Be careful with IOU trusts, given the decision in the Phizackerley case. If the IOU route is chosen, it may be necessary for the executors to show that both parties contributed to the assets that went into the discretionary will trust and were subsequently loaned to the survivor.

It may be safer to put just the share of the house into the trust. The main potential problem with this route in the past was that HM Revenue & Customs could claim that the survivor had an interest in possession. It could be argued that this view has less chance of success post-March 22, 2006, where an interest in possession can only be claimed if it is an immediate post-death interest.

Beware of transferring ownership of the house to children while the original owners are still alive. If they continue to live there, this would be a reservation of benefit and, therefore, an ineffective gift if a market rent is not paid.

This market rent would be assessable to income tax on the owners, who could also be assessable to capital gains tax when the property is eventually sold.

Where a proportion of the property is transferred to someone else who then shares occupation with the original owner, this can work as a potentiallyexempt transfer although each must pay the appropriate share of the property expenses and upkeep.

Another issue to consider is the ownership of a second property.
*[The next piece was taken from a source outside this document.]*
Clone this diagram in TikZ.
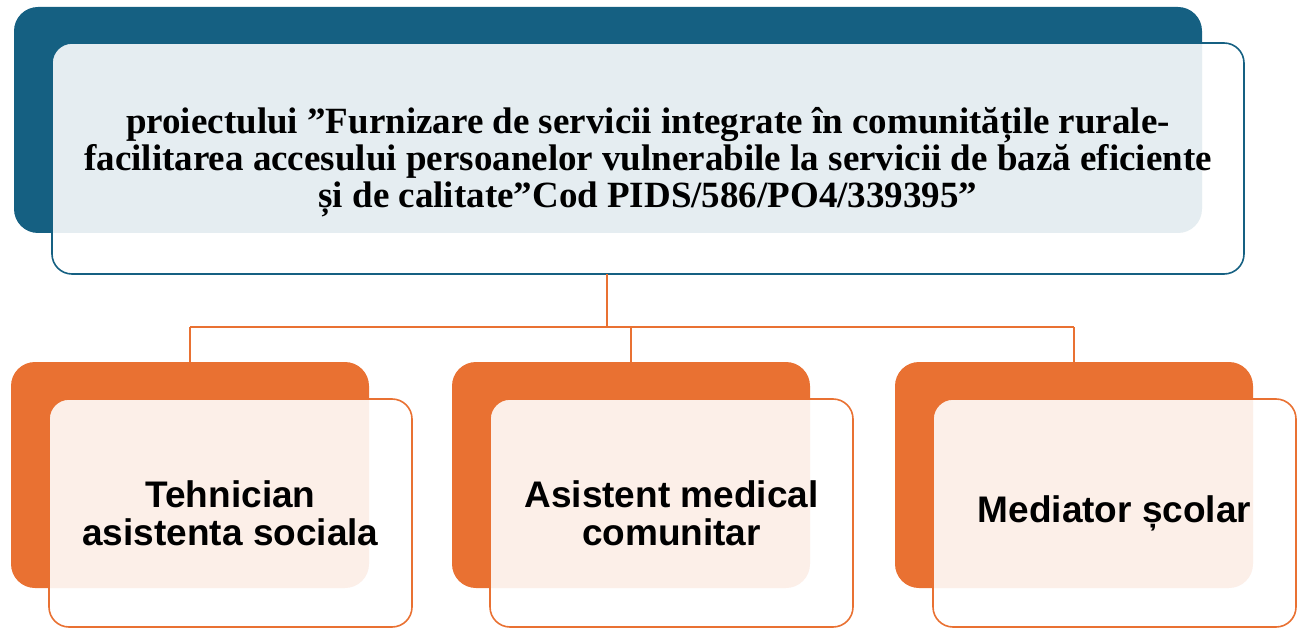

A lifetime gift of a second property could be considered but remember that such a gift is a disposal for capital gains tax purposes and could trigger a charge. An alternative to an absolute gift would be to make it to a non-bare trust. In this way, the gain could be held over and at least delayed. A rent should probably be paid for any future use of the property. Apart from anything else, the trustees would be failing in their duty to look after the beneficiary’s interests if they did not charge a rent.

When dealing with the primary residence, equity release is always an option. You can realise capital from your property which may enable you to have a more comfortable life or do some lifetime IHT planning such as gifts or perhaps a discounted gift or loan trust.
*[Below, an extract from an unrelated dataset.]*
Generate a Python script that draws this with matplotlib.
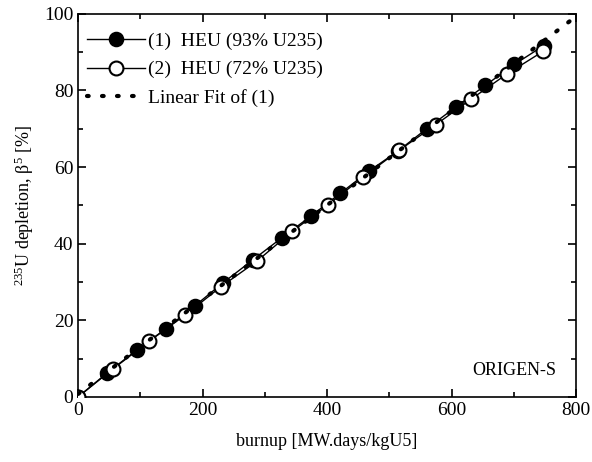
import numpy as np
import matplotlib
matplotlib.use("Agg")
import matplotlib.pyplot as plt
from matplotlib.ticker import MultipleLocator

plt.rcParams['font.family'] = ['Liberation Serif', 'DejaVu Serif']
plt.rcParams['mathtext.fontset'] = 'custom'
plt.rcParams['mathtext.rm'] = 'Liberation Serif'
plt.rcParams['mathtext.default'] = 'regular'

# (1) HEU 93% U235
burnup_93 = [0, 47, 94, 141, 187, 233, 281, 327, 374, 421, 467, 514, 560, 607, 654, 701, 748]
depl_93 = [0, 6.3, 12.2, 17.8, 23.7, 29.8, 35.8, 41.5, 47.2, 53.1, 58.9, 64.2, 70.0, 75.7, 81.3, 86.8, 91.7]

# (2) HEU 72% U235
burnup_72 = [0, 56, 114, 171.5, 229, 287, 344, 402, 458, 516, 575, 632, 689, 747]
depl_72 = [0, 7.3, 14.5, 21.3, 28.7, 35.4, 43.2, 50.2, 57.4, 64.4, 71.1, 77.8, 84.3, 90.2]

fit_range = [0, 790]

fig = plt.figure(figsize=(5.92, 4.62), dpi=100)
ax = fig.add_axes([0.132, 0.141, 0.841, 0.829])

# linear fit of series (1)
slope, icpt = np.polyfit(burnup_93, depl_93, 1)
xf = np.linspace(fit_range[0], fit_range[1], 200)

ax.plot(burnup_93, depl_93, '-', color='black', lw=1.0, marker='o', ms=10,
        mfc='black', mec='black', mew=1.2, label='(1)  HEU (93% U235)', zorder=3)
ax.plot(burnup_72, depl_72, '-', color='black', lw=1.0, marker='o', ms=10,
        mfc='white', mec='black', mew=1.5, label='(2)  HEU (72% U235)', zorder=4)
ax.plot(xf, slope * xf + icpt, color='black', lw=3, linestyle=(0, (0.4, 3.2)),
        dash_capstyle='round', label='Linear Fit of (1)', zorder=5)

ax.set_xlim(0, 800)
ax.set_ylim(0, 100)
ax.xaxis.set_major_locator(MultipleLocator(200))
ax.xaxis.set_minor_locator(MultipleLocator(100))
ax.yaxis.set_major_locator(MultipleLocator(20))
ax.yaxis.set_minor_locator(MultipleLocator(10))
ax.tick_params(which='both', direction='in', top=True, right=True, labelsize=14, width=1.2)
ax.tick_params(which='major', length=6)
ax.tick_params(which='minor', length=3.5)
for s in ax.spines.values():
    s.set_linewidth(1.2)

ax.set_xlabel('burnup [MW.days/kgU5]', fontsize=13, labelpad=10)
ax.set_ylabel(r'$^{235}$U depletion, β$^{5}$ [%]', fontsize=13, labelpad=6)

ax.text(0.96, 0.07, 'ORIGEN-S', transform=ax.transAxes, ha='right', va='center', fontsize=13)

leg = ax.legend(loc='upper left', frameon=False, fontsize=14, handlelength=3.0,
                handletextpad=0.15, borderaxespad=0.55, labelspacing=0.55,
                bbox_to_anchor=(-0.02, 1.0))

fig.savefig('out.png', dpi=100)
IHT is mainly a problem on the second death of a couple although there are serious issues on first death for unmarried couples who may mistakenly believe that they are treated in the same way for IHT as married people or civil partners.

Much of the potential problem on second death may be caused by what happens on first death. On first death, life insurance or pension policies may pay out a lump sum. In many cases, the lump sum in a single-life policy is paid to the survivor as the beneficiary in a will or the nominee in a pension policy. The recipient may welcome the money but the result is an increased problem on second death.
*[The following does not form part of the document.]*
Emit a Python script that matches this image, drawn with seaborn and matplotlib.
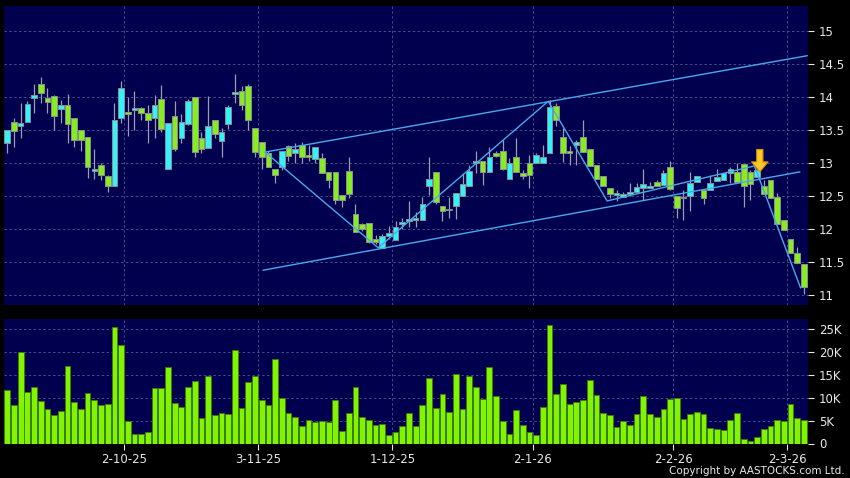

How much better if these sums are held for beneficiaries, including the survivor, in a trust? The funds are available to the survivor at the discretion of trustees but are not in the estate for IHT purposes.

If the survivor needs funds, although the trustees can appoint capital under the terms of the trust, it might be better to consider loans. That way, the survivor’s estate has a debt on it.

Debts are very good IHT planning. It is important that any loan is substantiated by a properly documented loan agreement and that a copy is kept with the lendee’s will so that the executors know about the loan and can make a valid claim for a deduction for IHT. It is also essential (remembering Phizackerley) that the survivor/lendee is never deemed to have contributed to the trust. All single applicant policies should therefore be paid from a single bank account in the applicant’s name.

Planning with property is fraught but there are still many ways to reduce IHT or, at the very least, not make the matter worse.